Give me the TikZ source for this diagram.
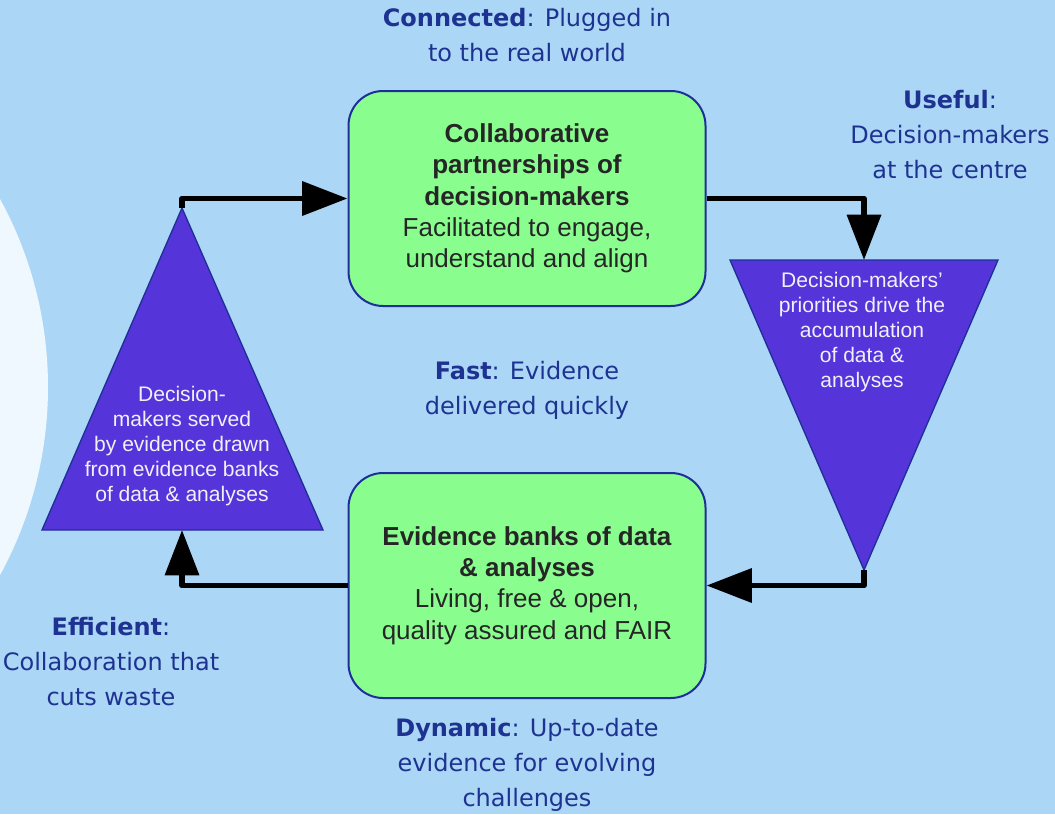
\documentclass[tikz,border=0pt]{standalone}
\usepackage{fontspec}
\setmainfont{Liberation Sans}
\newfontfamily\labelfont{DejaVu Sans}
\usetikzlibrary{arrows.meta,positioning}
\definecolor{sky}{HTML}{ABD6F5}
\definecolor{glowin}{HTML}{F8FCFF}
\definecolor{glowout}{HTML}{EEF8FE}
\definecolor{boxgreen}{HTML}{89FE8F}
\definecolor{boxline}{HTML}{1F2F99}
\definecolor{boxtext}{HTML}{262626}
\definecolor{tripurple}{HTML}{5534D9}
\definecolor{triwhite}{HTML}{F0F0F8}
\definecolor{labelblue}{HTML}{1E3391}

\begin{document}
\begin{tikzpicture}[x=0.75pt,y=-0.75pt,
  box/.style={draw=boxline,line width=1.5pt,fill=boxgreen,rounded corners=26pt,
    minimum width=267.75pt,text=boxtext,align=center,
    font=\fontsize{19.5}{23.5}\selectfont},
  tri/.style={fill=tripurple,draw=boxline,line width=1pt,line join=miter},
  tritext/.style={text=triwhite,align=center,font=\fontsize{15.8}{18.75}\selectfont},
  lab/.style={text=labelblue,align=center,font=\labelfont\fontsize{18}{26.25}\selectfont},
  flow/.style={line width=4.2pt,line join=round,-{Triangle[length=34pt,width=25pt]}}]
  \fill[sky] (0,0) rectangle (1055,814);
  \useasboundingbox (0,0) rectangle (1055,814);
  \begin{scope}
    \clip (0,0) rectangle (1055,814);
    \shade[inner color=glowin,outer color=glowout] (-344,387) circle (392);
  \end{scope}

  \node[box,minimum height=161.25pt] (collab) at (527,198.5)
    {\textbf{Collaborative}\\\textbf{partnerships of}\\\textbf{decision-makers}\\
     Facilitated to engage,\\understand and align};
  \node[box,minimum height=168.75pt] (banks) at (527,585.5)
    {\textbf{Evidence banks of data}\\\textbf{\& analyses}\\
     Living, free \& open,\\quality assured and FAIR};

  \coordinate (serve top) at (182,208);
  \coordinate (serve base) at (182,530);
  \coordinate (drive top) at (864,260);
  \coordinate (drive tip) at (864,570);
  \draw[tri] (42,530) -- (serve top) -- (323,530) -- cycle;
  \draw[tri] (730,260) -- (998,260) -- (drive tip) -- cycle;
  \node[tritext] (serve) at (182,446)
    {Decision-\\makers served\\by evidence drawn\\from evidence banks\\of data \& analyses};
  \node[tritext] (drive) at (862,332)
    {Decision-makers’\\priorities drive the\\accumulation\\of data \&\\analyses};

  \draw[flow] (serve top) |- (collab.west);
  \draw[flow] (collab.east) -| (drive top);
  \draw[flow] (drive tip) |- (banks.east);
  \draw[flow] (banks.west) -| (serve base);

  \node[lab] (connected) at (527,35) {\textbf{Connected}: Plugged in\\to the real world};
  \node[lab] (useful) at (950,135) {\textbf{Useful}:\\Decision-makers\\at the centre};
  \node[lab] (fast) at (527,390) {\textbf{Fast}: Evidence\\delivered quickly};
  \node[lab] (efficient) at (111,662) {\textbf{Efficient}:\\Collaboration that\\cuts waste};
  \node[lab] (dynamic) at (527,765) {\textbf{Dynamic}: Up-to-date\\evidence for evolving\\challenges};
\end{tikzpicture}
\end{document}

» **Task brief**
Output each line exactly; omit every picture.

» **Final result**
Give me the TikZ source for this diagram.
\documentclass[tikz,border=0pt]{standalone}
\usepackage{fontspec}
\setmainfont{Liberation Sans}
\newfontfamily\labelfont{DejaVu Sans}
\usetikzlibrary{arrows.meta,positioning}
\definecolor{sky}{HTML}{ABD6F5}
\definecolor{glowin}{HTML}{F8FCFF}
\definecolor{glowout}{HTML}{EEF8FE}
\definecolor{boxgreen}{HTML}{89FE8F}
\definecolor{boxline}{HTML}{1F2F99}
\definecolor{boxtext}{HTML}{262626}
\definecolor{tripurple}{HTML}{5534D9}
\definecolor{triwhite}{HTML}{F0F0F8}
\definecolor{labelblue}{HTML}{1E3391}

\begin{document}
\begin{tikzpicture}[x=0.75pt,y=-0.75pt,
  box/.style={draw=boxline,line width=1.5pt,fill=boxgreen,rounded corners=26pt,
    minimum width=267.75pt,text=boxtext,align=center,
    font=\fontsize{19.5}{23.5}\selectfont},
  tri/.style={fill=tripurple,draw=boxline,line width=1pt,line join=miter},
  tritext/.style={text=triwhite,align=center,font=\fontsize{15.8}{18.75}\selectfont},
  lab/.style={text=labelblue,align=center,font=\labelfont\fontsize{18}{26.25}\selectfont},
  flow/.style={line width=4.2pt,line join=round,-{Triangle[length=34pt,width=25pt]}}]
  \fill[sky] (0,0) rectangle (1055,814);
  \useasboundingbox (0,0) rectangle (1055,814);
  \begin{scope}
    \clip (0,0) rectangle (1055,814);
    \shade[inner color=glowin,outer color=glowout] (-344,387) circle (392);
  \end{scope}

  \node[box,minimum height=161.25pt] (collab) at (527,198.5)
    {\textbf{Collaborative}\\\textbf{partnerships of}\\\textbf{decision-makers}\\
     Facilitated to engage,\\understand and align};
  \node[box,minimum height=168.75pt] (banks) at (527,585.5)
    {\textbf{Evidence banks of data}\\\textbf{\& analyses}\\
     Living, free \& open,\\quality assured and FAIR};

  \coordinate (serve top) at (182,208);
  \coordinate (serve base) at (182,530);
  \coordinate (drive top) at (864,260);
  \coordinate (drive tip) at (864,570);
  \draw[tri] (42,530) -- (serve top) -- (323,530) -- cycle;
  \draw[tri] (730,260) -- (998,260) -- (drive tip) -- cycle;
  \node[tritext] (serve) at (182,446)
    {Decision-\\makers served\\by evidence drawn\\from evidence banks\\of data \& analyses};
  \node[tritext] (drive) at (862,332)
    {Decision-makers’\\priorities drive the\\accumulation\\of data \&\\analyses};

  \draw[flow] (serve top) |- (collab.west);
  \draw[flow] (collab.east) -| (drive top);
  \draw[flow] (drive tip) |- (banks.east);
  \draw[flow] (banks.west) -| (serve base);

  \node[lab] (connected) at (527,35) {\textbf{Connected}: Plugged in\\to the real world};
  \node[lab] (useful) at (950,135) {\textbf{Useful}:\\Decision-makers\\at the centre};
  \node[lab] (fast) at (527,390) {\textbf{Fast}: Evidence\\delivered quickly};
  \node[lab] (efficient) at (111,662) {\textbf{Efficient}:\\Collaboration that\\cuts waste};
  \node[lab] (dynamic) at (527,765) {\textbf{Dynamic}: Up-to-date\\evidence for evolving\\challenges};
\end{tikzpicture}
\end{document}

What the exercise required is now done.